Day of Reckoning

What have you done with your life so far? If it ended tomorrow, could you honestly say you have made the most of it? Playwright Sutton Vane poses these questions to both the characters and the audience in Urban Stages's remake of his timeless 1924 play Outward Bound. The set is surprisingly elaborate, considering the small size of the stage. Members of the audience audibly gasped when red curtains rose to reveal the glittering, elegant lobby of a luxury steam liner. Toward the back of the lobby there is a bar where a jolly man named Scrubby (Wilbur Edwin Henry) serves drinks to passengers on cushiony chairs and glass tables. Across from the bar are sliding-glass doors that lead to a deck where characters watch the sky change from day to night while listening to the sounds of cawing seagulls and crashing waves. All of these elements skillfully come together to create the illusion of being stranded at sea with nowhere to go but your destination.

But what is the destination? No one onboard seems to know.

The seven main characters include Tom Prior (Paul de Cordova), a spoiled rich boy who drinks to forget the life he screwed up. He is admired by a wealthy socialite named Mrs. Banks (Laura Esterman), who converses only with those in her class. They are both befriended by the Rev. Duke (Clayton Dean Smith), a kindly man who takes pity on those who seem troubled. A friendly elderly woman named Mrs. Midget (Susan Pelligrino) strives to be liked by all, while business tycoon Lingley (Michael Pemberton) isolates himself with his haughty manner. And then there is the young couple, Anne (Kathleen Early) and Henry (Joe Delafield).

Anne and Henry are the play's ghostliest characters. Prior overhears them whispering about a secret that has something to do with leaving the gas on at their house, not wanting to be separated, and missing their dog.

Based on this conversation, Prior realizes, "We're all dead, aren't we?"

This revelation occurs early in the play, halting the developing story in its tracks. After all, if we know the passengers are dead, what is the mystery?

It is here that the play's true nature reveals itself. Outward Bound is a tense, suspenseful character study focusing on seven very different people who must look deep into their souls before a feared Examiner (Drew Eliot) arrives onboard to sort out who goes to Heaven and Hell.

Each character's trial is tense and revealing. The Rev. Duke's tugs heavily at the heart, while Prior's stabs a knife right through it. Prior is very likable, though he insists the halo people see above his head is only there because he means to pawn it. When Mrs. Midget attempts to plead for his soul by suggesting that he never had a chance to do right in life, he cuts her off, saying, "I've had every chance."
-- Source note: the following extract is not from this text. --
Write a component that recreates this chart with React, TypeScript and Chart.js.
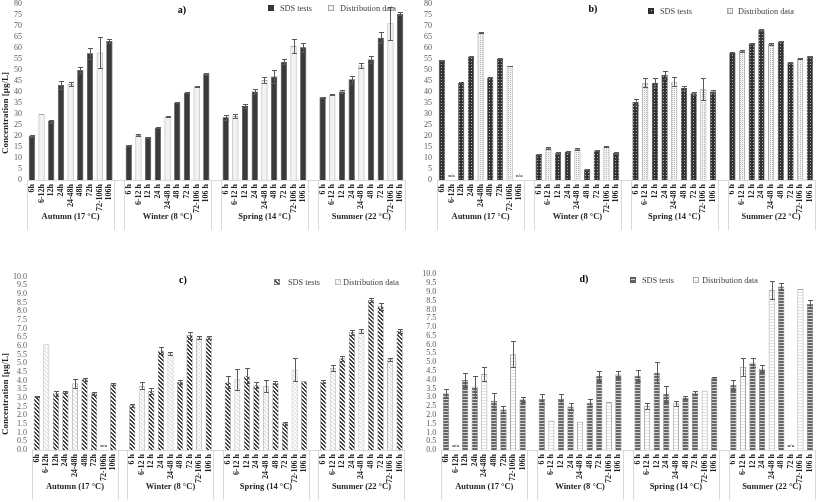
import React, { useEffect, useRef } from "react";
import { Chart, registerables } from "chart.js";
Chart.register(...registerables);

const FONT = "'Liberation Serif', 'Times New Roman', serif";

const seasons = ["Autumn (17 °C)", "Winter (8 °C)", "Spring (14 °C)", "Summer (22 °C)"];
const autumnTimes = ["6h", "6-12h", "12h", "24h", "24-48h", "48h", "72h", "72-106h", "106h"];
const otherTimes = ["6 h", "6-12 h", "12 h", "24 h", "24-48 h", "48 h", "72 h", "72-106 h", "106 h"];
// S = SDS tests, D = Distribution data (same pattern in every season)
const slotTypes = ["S", "D", "S", "S", "D", "S", "S", "D", "S"];
const seriesNames = ["SDS tests", "Distribution data"];
const yTitle = "Concentration [µg/L]";

// Panel a) values per season (Autumn, Winter, Spring, Summer)
const aValues = [
  20, 30, 26.8, 43.2, 43.6, 50, 57.6, 58, 63.2,
  15.8, 20.5, 19.4, 23.8, 28.8, 35.2, 39.7, 42.4, 48.2,
  28.5, 29.1, 33.6, 40.2, 45.5, 47, 53.8, 60.9, 60.3,
  37.6, 38.8, 40.2, 45.8, 52, 54.8, 64.7, 71.2, 75.5,
];
const aErrors = [
  0.6, 0, 0.7, 1.7, 1, 1.5, 2.5, 7, 1,
  0.2, 0.3, 0.2, 0.3, 0.2, 0.2, 0.3, 0.3, 0.3,
  1, 0.8, 1, 1.2, 1.5, 3, 1, 3, 2,
  0.3, 0.2, 0.8, 1.5, 1, 1.5, 2.5, 7.4, 0.7,
];

// Panel b)
const bValues = [
  54.5, null, 44.2, 56, 67, 46.5, 55.2, 51.8, null,
  11.7, 14.5, 12.3, 12.7, 14.1, 4.8, 13.3, 15.2, 12.3,
  35.5, 44.2, 44.2, 47.7, 44.7, 41.8, 39.4, 41.5, 40.2,
  57.9, 58.6, 62.1, 68.2, 61.8, 62.9, 53.3, 55.3, 56.2,
];
const bErrors = [
  0.2, 0, 0.2, 0.2, 0.2, 0.2, 0.2, 0.2, 0,
  0.3, 0.6, 0.3, 0.3, 0.6, 0.2, 0.3, 0.3, 0.3,
  1.5, 2, 2, 2, 2, 1, 0.8, 5, 0.5,
  0.3, 0.5, 0.3, 0.3, 0.5, 0.3, 0.2, 0.2, 0.3,
];

// Panel c)
const cValues = [
  3.08, 6.1, 3.27, 3.35, 3.85, 4.08, 3.27, null, 3.8,
  2.58, 3.7, 3.4, 5.73, 5.58, 3.92, 6.63, 6.5, 6.5,
  3.9, 4.08, 4.29, 3.75, 3.7, 3.88, 1.54, 4.65, 3.96,
  3.94, 4.73, 5.29, 6.79, 6.88, 8.65, 8.3, 5.23, 6.88,
];
const cErrors = [
  0.05, 0, 0.15, 0.05, 0.25, 0.1, 0.1, 0, 0.05,
  0.1, 0.2, 0.15, 0.2, 0.1, 0.1, 0.2, 0.1, 0.1,
  0.35, 0.6, 0.45, 0.15, 0.35, 0.1, 0.1, 0.65, 0,
  0.1, 0.2, 0.15, 0.15, 0.1, 0.1, 0.2, 0.1, 0.1,
];

// Panel d)
const dValues = [
  3.22, null, 3.98, 3.6, 4.33, 2.8, 2.31, 5.45, 2.88,
  2.9, 1.67, 2.9, 2.47, 1.61, 2.69, 4.21, 2.73, 4.3,
  4.23, 2.5, 4.4, 3.19, 2.66, 2.98, 3.26, 3.38, 4.08,
  3.7, 4.74, 4.97, 4.63, 9.1, 9.3, null, 9.16, 8.31,
];
const dErrors = [
  0.25, 0, 0.4, 0.6, 0.4, 0.45, 0.2, 0.75, 0.12,
  0.3, 0, 0.3, 0.2, 0, 0.2, 0.3, 0, 0.2,
  0.3, 0.15, 0.6, 0.45, 0.15, 0.1, 0.08, 0, 0.1,
  0.3, 0.5, 0.25, 0.2, 0.5, 0.2, 0, 0, 0.2,
];

// 39 category slots: 4 seasons x 9 plus a blank slot between seasons
const categoryLabels: string[] = [
  ...autumnTimes, "", ...otherTimes, "", ...otherTimes, "", ...otherTimes,
];

function toSlots<T>(arr: T[], blank: T): T[] {
  const out: T[] = [];
  for (let g = 0; g < 4; g++) {
    for (let i = 0; i < 9; i++) out.push(arr[g * 9 + i]);
    if (g < 3) out.push(blank);
  }
  return out;
}
const slotKind: string[] = toSlots(
  [...slotTypes, ...slotTypes, ...slotTypes, ...slotTypes],
  ""
);

type PanelCfg = {
  key: string;
  letter: string;
  left: number;
  top: number;
  width: number;
  height: number;
  yWidth: number;
  padTop: number;
  padRight: number;
  xHeight: number;
  yMax: number;
  yStep: number;
  decimals: number;
  values: (number | null)[];
  errors: number[];
  showTitle: boolean;
  titleY: number;
  letterPos: [number, number];
  legend: { s1: number; t1: number; s2: number; t2: number; y: number };
};

const panels: PanelCfg[] = [
  {
    key: "a", letter: "a)", left: 0, top: 0, width: 410, height: 250,
    yWidth: 27, padTop: 4, padRight: 5, xHeight: 70,
    yMax: 80, yStep: 5, decimals: 0, values: aValues, errors: aErrors,
    showTitle: true, titleY: 113, letterPos: [182, 10],
    legend: { s1: 268, t1: 280, s2: 328, t2: 340, y: 8 },
  },
  {
    key: "b", letter: "b)", left: 410, top: 0, width: 407, height: 250,
    yWidth: 27, padTop: 4, padRight: 2.3, xHeight: 70,
    yMax: 80, yStep: 5, decimals: 0, values: bValues, errors: bErrors,
    showTitle: false, titleY: 113, letterPos: [183, 9],
    legend: { s1: 238, t1: 250, s2: 317, t2: 328, y: 11 },
  },
  {
    key: "c", letter: "c)", left: 0, top: 250, width: 410, height: 252,
    yWidth: 32, padTop: 26.7, padRight: 5.6, xHeight: 52,
    yMax: 10, yStep: 0.5, decimals: 1, values: cValues, errors: cErrors,
    showTitle: true, titleY: 144, letterPos: [183, 30],
    legend: { s1: 274, t1: 288, s2: 335, t2: 343, y: 32 },
  },
  {
    key: "d", letter: "d)", left: 410, top: 250, width: 407, height: 252,
    yWidth: 31.2, padTop: 24.3, padRight: 2.2, xHeight: 52,
    yMax: 10, yStep: 0.5, decimals: 1, values: dValues, errors: dErrors,
    showTitle: false, titleY: 144, letterPos: [174, 29],
    legend: { s1: 220, t1: 232, s2: 283, t2: 292, y: 30 },
  },
];

function makeTile(w: number, h: number, bg: string, fg: string, px: [number, number][]) {
  const c = document.createElement("canvas");
  c.width = w;
  c.height = h;
  const g = c.getContext("2d")!;
  g.fillStyle = bg;
  g.fillRect(0, 0, w, h);
  g.fillStyle = fg;
  px.forEach(([x, y]) => g.fillRect(x, y, 1, 1));
  return g.createPattern(c, "repeat") as CanvasPattern;
}

function makeStyles(kind: string) {
  if (kind === "a") {
    return { sBg: "#3a3a3a", sBd: "#2a2a2a", dBg: "#f2f2f2", dBd: "#a6a6a6" };
  }
  if (kind === "b") {
    return {
      sBg: makeTile(3, 3, "#333333", "#b5b5b5", [[1, 1]]),
      sBd: "#2a2a2a",
      dBg: makeTile(2, 2, "#f4f4f4", "#b4b4b4", [[0, 0]]),
      dBd: "#a6a6a6",
    };
  }
  if (kind === "c") {
    return {
      sBg: makeTile(4, 4, "#f4f4f4", "#404040", [[0, 0], [1, 1], [2, 2], [3, 3], [1, 0], [2, 1], [3, 2], [0, 3]]),
      sBd: "#7f7f7f",
      dBg: makeTile(4, 4, "#fbfbfb", "#d6d6d6", [[0, 0], [1, 1], [2, 2], [3, 3]]),
      dBd: "#bfbfbf",
    };
  }
  return {
    sBg: makeTile(1, 3, "#d2d2d2", "#666666", [[0, 0], [0, 1]]),
    sBd: "#595959",
    dBg: makeTile(1, 3, "#ffffff", "#e2e2e2", [[0, 0]]),
    dBd: "#a6a6a6",
  };
}

function Panel({ cfg }: { cfg: PanelCfg }) {
  const ref = useRef<HTMLCanvasElement | null>(null);
  useEffect(() => {
    const canvas = ref.current!;
    const st = makeStyles(cfg.key);
    const vals = toSlots<number | null>(cfg.values, null);
    const errs = toSlots<number>(cfg.errors, 0);
    const sdsData = vals.map((v, i) => (slotKind[i] === "S" ? v : null));
    const distData = vals.map((v, i) => (slotKind[i] === "D" ? v : null));

    const decor = {
      id: "decor" + cfg.key,
      afterDatasetsDraw(chart: any) {
        const ctx = chart.ctx;
        const xs = chart.scales.x;
        const ys = chart.scales.y;
        ctx.save();
        ctx.strokeStyle = "#595959";
        ctx.lineWidth = 1;
        vals.forEach((v, i) => {
          const e = errs[i];
          if (v == null || !e) return;
          const px = Math.round(xs.getPixelForValue(i)) + 0.5;
          const yt = Math.round(ys.getPixelForValue(v + e)) + 0.5;
          const yb = Math.round(ys.getPixelForValue(Math.max(v - e, 0))) + 0.5;
          ctx.beginPath();
          ctx.moveTo(px, yt);
          ctx.lineTo(px, yb);
          ctx.moveTo(px - 2.5, yt);
          ctx.lineTo(px + 2.5, yt);
          ctx.moveTo(px - 2.5, yb);
          ctx.lineTo(px + 2.5, yb);
          ctx.stroke();
        });
        ctx.restore();
      },
      afterDraw(chart: any) {
        const ctx = chart.ctx;
        const xs = chart.scales.x;
        const area = chart.chartArea;
        const bottom = area.bottom;
        ctx.save();
        // axis line
        ctx.strokeStyle = "#d9d9d9";
        ctx.lineWidth = 1;
        ctx.beginPath();
        ctx.moveTo(area.left, Math.round(bottom) + 0.5);
        ctx.lineTo(area.right, Math.round(bottom) + 0.5);
        // group dividers
        [0, 9, 10, 19, 20, 29, 30, 39].forEach((k) => {
          const px = Math.round(xs.getPixelForValue(k - 0.5)) + 0.5;
          ctx.moveTo(px, bottom);
          ctx.lineTo(px, bottom + 50);
        });
        ctx.stroke();
        // group labels
        ctx.fillStyle = "#262626";
        ctx.font = `bold 8.5px ${FONT}`;
        ctx.textAlign = "center";
        ctx.textBaseline = "middle";
        seasons.forEach((s, g) => {
          ctx.fillText(s, xs.getPixelForValue(g * 10 + 4), bottom + 37);
        });
        // n/a markers
        ctx.font = `bold 5px ${FONT}`;
        ctx.fillStyle = "#404040";
        vals.forEach((v, i) => {
          if (v == null && slotKind[i] !== "") {
            ctx.fillText("n/a", xs.getPixelForValue(i), bottom - 4);
          }
        });
        // legend
        const L = cfg.legend;
        const sw = 6;
        ctx.lineWidth = 1;
        ctx.fillStyle = st.sBg as any;
        ctx.fillRect(L.s1, L.y - sw / 2, sw, sw);
        ctx.strokeStyle = st.sBd;
        ctx.strokeRect(L.s1 + 0.5, L.y - sw / 2 + 0.5, sw - 1, sw - 1);
        ctx.fillStyle = st.dBg as any;
        ctx.fillRect(L.s2, L.y - sw / 2, sw, sw);
        ctx.strokeStyle = st.dBd;
        ctx.strokeRect(L.s2 + 0.5, L.y - sw / 2 + 0.5, sw - 1, sw - 1);
        ctx.fillStyle = "#404040";
        ctx.font = `8.3px ${FONT}`;
        ctx.textAlign = "left";
        ctx.fillText(seriesNames[0], L.t1, L.y + 0.5);
        ctx.fillText(seriesNames[1], L.t2, L.y + 0.5);
        // panel letter
        ctx.fillStyle = "#000000";
        ctx.font = `bold 10px ${FONT}`;
        ctx.textAlign = "center";
        ctx.fillText(cfg.letter, cfg.letterPos[0], cfg.letterPos[1]);
        // y title
        if (cfg.showTitle) {
          ctx.translate(6, cfg.titleY);
          ctx.rotate(-Math.PI / 2);
          ctx.font = `bold 9px ${FONT}`;
          ctx.fillStyle = "#262626";
          ctx.fillText(yTitle, 0, 0);
        }
        ctx.restore();
      },
    };

    const chart = new Chart(canvas, {
      type: "bar",
      data: {
        labels: categoryLabels,
        datasets: [
          {
            label: seriesNames[0],
            data: sdsData,
            backgroundColor: st.sBg as any,
            borderColor: st.sBd,
            borderWidth: 0.6,
            grouped: false,
            barPercentage: 0.64,
            categoryPercentage: 1,
          } as any,
          {
            label: seriesNames[1],
            data: distData,
            backgroundColor: st.dBg as any,
            borderColor: st.dBd,
            borderWidth: 1,
            grouped: false,
            barPercentage: 0.64,
            categoryPercentage: 1,
          } as any,
        ],
      },
      options: {
        animation: false,
        responsive: false,
        devicePixelRatio: 1,
        layout: { padding: { top: cfg.padTop, right: cfg.padRight, left: 0, bottom: 0 } },
        plugins: { legend: { display: false }, tooltip: { enabled: false } },
        scales: {
          x: {
            type: "category",
            grid: { display: false, drawTicks: false },
            border: { display: false },
            ticks: {
              autoSkip: false,
              minRotation: 90,
              maxRotation: 90,
              padding: 4,
              color: "#262626",
              font: { family: FONT, size: 8, weight: "bold" },
            },
            afterFit: (s: any) => {
              s.height = cfg.xHeight;
              s.paddingLeft = 0;
              s.paddingRight = 0;
            },
          },
          y: {
            min: 0,
            max: cfg.yMax,
            grid: { display: false, drawTicks: false },
            border: { display: false },
            ticks: {
              stepSize: cfg.yStep,
              autoSkip: false,
              padding: 5,
              color: "#595959",
              font: { family: FONT, size: 8 },
              callback: (v: any) => Number(v).toFixed(cfg.decimals),
            },
            afterFit: (s: any) => {
              s.width = cfg.yWidth;
              s.paddingTop = 0;
              s.paddingBottom = 0;
            },
          },
        },
      } as any,
      plugins: [decor],
    });
    return () => chart.destroy();
  }, [cfg]);

  return (
    <canvas
      ref={ref}
      width={cfg.width}
      height={cfg.height}
      style={{ position: "absolute", left: cfg.left, top: cfg.top, width: cfg.width, height: cfg.height }}
    />
  );
}

export default function App() {
  return (
    <div style={{ position: "fixed", left: 0, top: 0, width: 817, height: 502, background: "#ffffff", overflow: "hidden" }}>
      {panels.map((p) => (
        <Panel key={p.key} cfg={p} />
      ))}
    </div>
  );
}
Credit must be given to de Cordova (the understudy in this role) for the believable and sympathetic way he portrayed all the dimensions of this complex character. He movingly brought out the inner goodness of a man whose surface appears chillingly shallow.

But Cordova is not the only one who shines in this tale of reckoning. Every member of the cast is so nuanced and believable in his or her role that every word spoken feels authentic.

However, it is the mysterious young couple, Henry and Anne, whose story will haunt your thoughts long after the curtain has dropped. Their souls are never probed by the Examiner, and there is a reason for that. Their secrets are revealed at the play's climax in a very eerie, unforgettable scene. So as not to spoil the surprise, I will only cryptically say that you will think of this ending every time you hear a barking dog.

Vane wrote this play after being discharged from the British Army in 1914 due to severe shell shock. The repressed feelings he had from that time have risen with a vengeance on the pages of this story. Death, doom, and destruction are explored in great depth, yet it is the will to live and live bravely that overcomes all. Ironically, given its title, Outward Bound will make you look inward.